__Stated goal__. Only the lines from the start of the data to the line containing "(0,0) rectangle (1038,588);", both included, should be output, exactly and without pictures.

__Information shown__.
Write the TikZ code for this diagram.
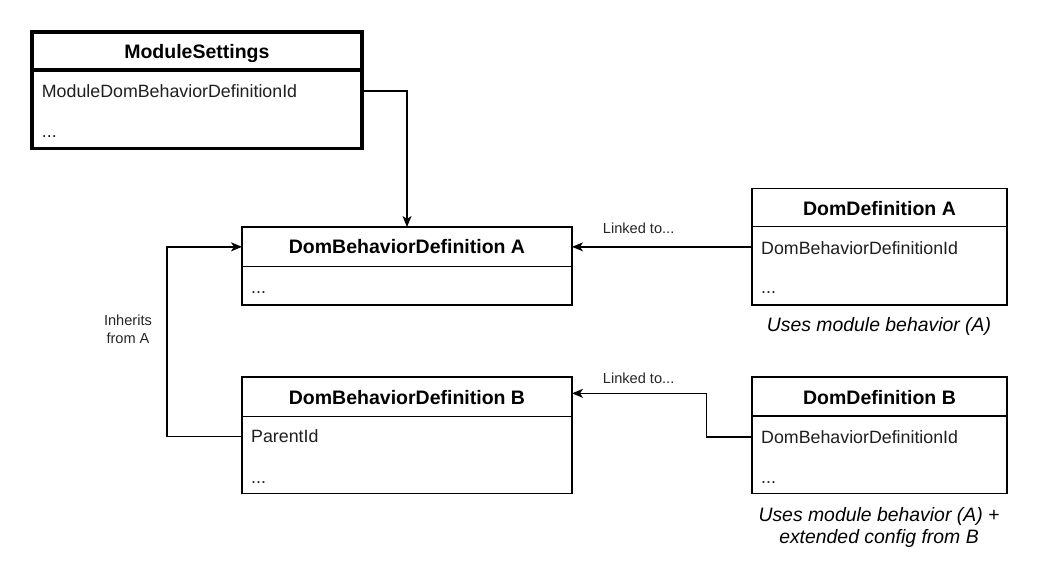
\documentclass[tikz,border=0pt]{standalone}
\usepackage{fontspec}
\setmainfont{Liberation Sans}
\usetikzlibrary{arrows.meta,calc}
\begin{document}
\begin{tikzpicture}[x=1pt,y=-1pt,
 box/.style={draw=black,line width=1.3pt,inner sep=0pt,outer sep=0pt,anchor=north west},
 thickbox/.style={box,line width=3.6pt},
 title/.style={anchor=base,inner sep=0pt,font=\fontsize{19.5}{23}\selectfont\bfseries},
 row/.style={anchor=base west,inner sep=0pt,font=\fontsize{17.8}{21}\selectfont,text=black!88},
 lbl/.style={inner sep=0pt,align=center,font=\fontsize{14.6}{18.3}\selectfont,text=black!85},
 note/.style={inner sep=0pt,align=center,font=\fontsize{19.4}{21.6}\selectfont\itshape},
 conn/.style={draw=black,line width=1.3pt,-{Stealth[length=11pt,width=9pt,inset=3pt]}}]
\useasboundingbox[fill=white] (0,0) rectangle (1038,588);

% ModuleSettings
\node[thickbox,minimum width=329.7pt,minimum height=38pt] (msh) at (32,32) {};
\node[thickbox,minimum width=329.7pt,minimum height=78.7pt] (msb) at (32,70) {};
\node[title] (msT) at (196.85,58.3) {ModuleSettings};
\node[row] (msid) at (41.7,97.5) {ModuleDomBehaviorDefinitionId};
\node[row] (msdots) at (41.7,137.3) {...};

% DomBehaviorDefinition A
\node[box,minimum width=330pt,minimum height=39.7pt] (dbdAh) at (242,227) {};
\node[box,minimum width=330pt,minimum height=38.3pt] (dbdAb) at (242,266.7) {};
\node[title] (dbdAT) at (407,253.3) {DomBehaviorDefinition A};
\node[row] (dbdAdots) at (251,293.3) {...};

% DomBehaviorDefinition B
\node[box,minimum width=330pt,minimum height=39.3pt] (dbdBh) at (242,377) {};
\node[box,minimum width=330pt,minimum height=77.2pt] (dbdBb) at (242,416.3) {};
\node[title] (dbdBT) at (407,404.3) {DomBehaviorDefinition B};
\node[row] (pid) at (251,442.9) {ParentId};
\node[row] (dbdBdots) at (251,483) {...};

% DomDefinition A
\node[box,minimum width=255pt,minimum height=38.2pt] (ddAh) at (752,188.5) {};
\node[box,minimum width=255pt,minimum height=78.3pt] (ddAb) at (752,226.7) {};
\node[title] (ddAT) at (879.5,215) {DomDefinition A};
\node[row] (ddAid) at (761,254) {DomBehaviorDefinitionId};
\node[row] (ddAdots) at (761,293.3) {...};
\node[note,anchor=base] (noteA) at (879,331.7) {Uses module behavior (A)};

% DomDefinition B
\node[box,minimum width=255pt,minimum height=39pt] (ddBh) at (752,377) {};
\node[box,minimum width=255pt,minimum height=77.5pt] (ddBb) at (752,416) {};
\node[title] (ddBT) at (879.5,404) {DomDefinition B};
\node[row] (ddBid) at (761,443.3) {DomBehaviorDefinitionId};
\node[row] (ddBdots) at (761,483) {...};
\node[note,anchor=base] (noteB1) at (879,521.7) {Uses module behavior (A) +};
\node[note,anchor=base] (noteB2) at (879,543.3) {extended config from B};

% connectors
\draw[conn] (msb.east |- msid) -| (dbdAh.north);
\draw[conn] (ddAb.west |- dbdAh.east) -- (dbdAh.east);
\node[lbl,anchor=base west] (lnkA) at (602.7,233.3) {Linked to...};

\coordinate (bIn) at ($(dbdBh.east)+(0,-3.3)$);
\draw[conn] (ddBb.west |- ddBid) -- ++(-45.3,0) |- (bIn);
\node[lbl,anchor=base west] (lnkB) at (602.7,383.3) {Linked to...};

\draw[conn] (dbdBb.west |- pid) -- ++(-75,0) |- (dbdAh.west);
\node[lbl,anchor=base] (inh1) at (128,325) {Inherits};
\node[lbl,anchor=base] (inh2) at (128,343.3) {from A};
\end{tikzpicture}
\end{document}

__Completed task__.
Write the TikZ code for this diagram.
\documentclass[tikz,border=0pt]{standalone}
\usepackage{fontspec}
\setmainfont{Liberation Sans}
\usetikzlibrary{arrows.meta,calc}
\begin{document}
\begin{tikzpicture}[x=1pt,y=-1pt,
 box/.style={draw=black,line width=1.3pt,inner sep=0pt,outer sep=0pt,anchor=north west},
 thickbox/.style={box,line width=3.6pt},
 title/.style={anchor=base,inner sep=0pt,font=\fontsize{19.5}{23}\selectfont\bfseries},
 row/.style={anchor=base west,inner sep=0pt,font=\fontsize{17.8}{21}\selectfont,text=black!88},
 lbl/.style={inner sep=0pt,align=center,font=\fontsize{14.6}{18.3}\selectfont,text=black!85},
 note/.style={inner sep=0pt,align=center,font=\fontsize{19.4}{21.6}\selectfont\itshape},
 conn/.style={draw=black,line width=1.3pt,-{Stealth[length=11pt,width=9pt,inset=3pt]}}]
\useasboundingbox[fill=white] (0,0) rectangle (1038,588);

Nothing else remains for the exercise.